“A Bridge of Magpies”: Birds in Chinese Folklore

Over the last couple of weeks, we’ve been introducing the wonderful pupils at the International School of Beijing (ISB) to the birds of China’s capital city, including a field trip to Hanshiqiao (the wetland where Skybomb Bolt, the Beijing Cuckoo, was fitted with his tag).  As part of the classroom based material, Annie He, who is responsible for integrating Chinese culture into the ISB curriculum, created a brilliant document outlining how birds feature in Chinese folklore.  With Annie’s kind permission,  “Beyond The Legend”  is now available to download.  I love the story about the magpie’s role in Chinese Valentine’s Day:

“On the evening of the seventh day of the seventh month on the Chinese lunar calendar, don’t forget to look carefully at the summer sky.  You’ll find the Cowherd (a bright star in the constellation Aquila, west of the Milky Way) and the Weaving Maid (the star Vega, east of the Milky Way) appear closer together than at any other time of the year.

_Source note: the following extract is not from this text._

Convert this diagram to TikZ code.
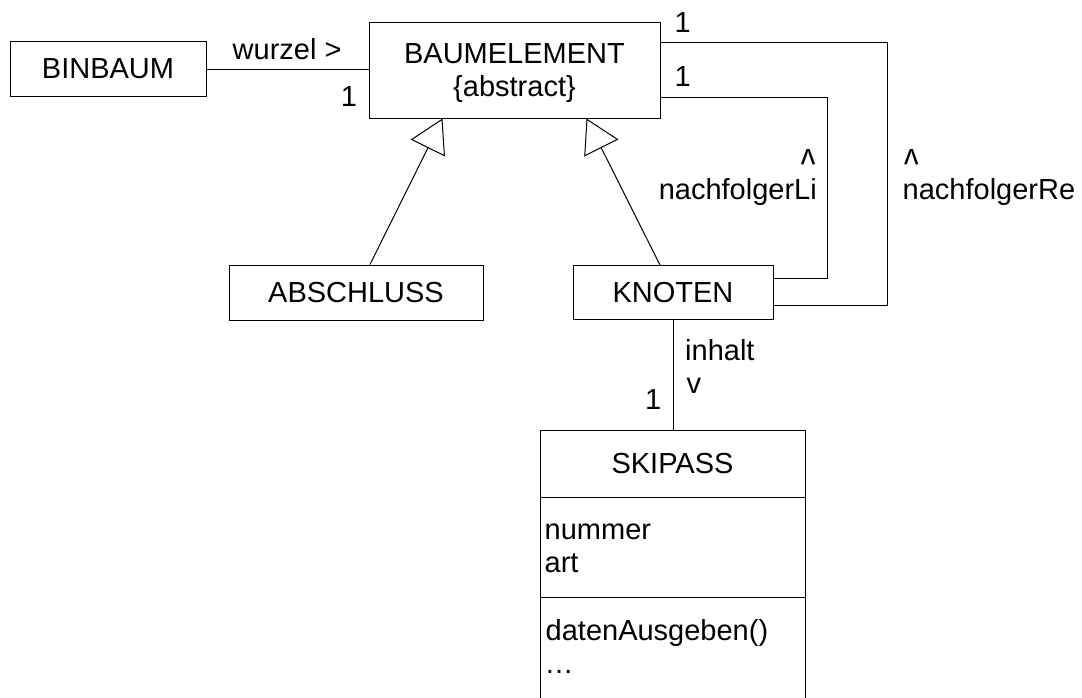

Chinese believe the stars are lovers who are permitted to meet by the queen of Heaven once a year. That day falls on the double seventh (七⼣夕 in Chinese), which is China’s own Valentine’s Day. Most Chinese remember being told a romantic tragedy when they were children on the double seventh. In the legend, the cowherd and the Weaving Maid will meet on a bridge of magpies across the Milky Way once a year. Chinese grannies will remind children that they would not be able to see any magpies on that evening because all the magpies have left to form a bridge in the heavens with their wings.”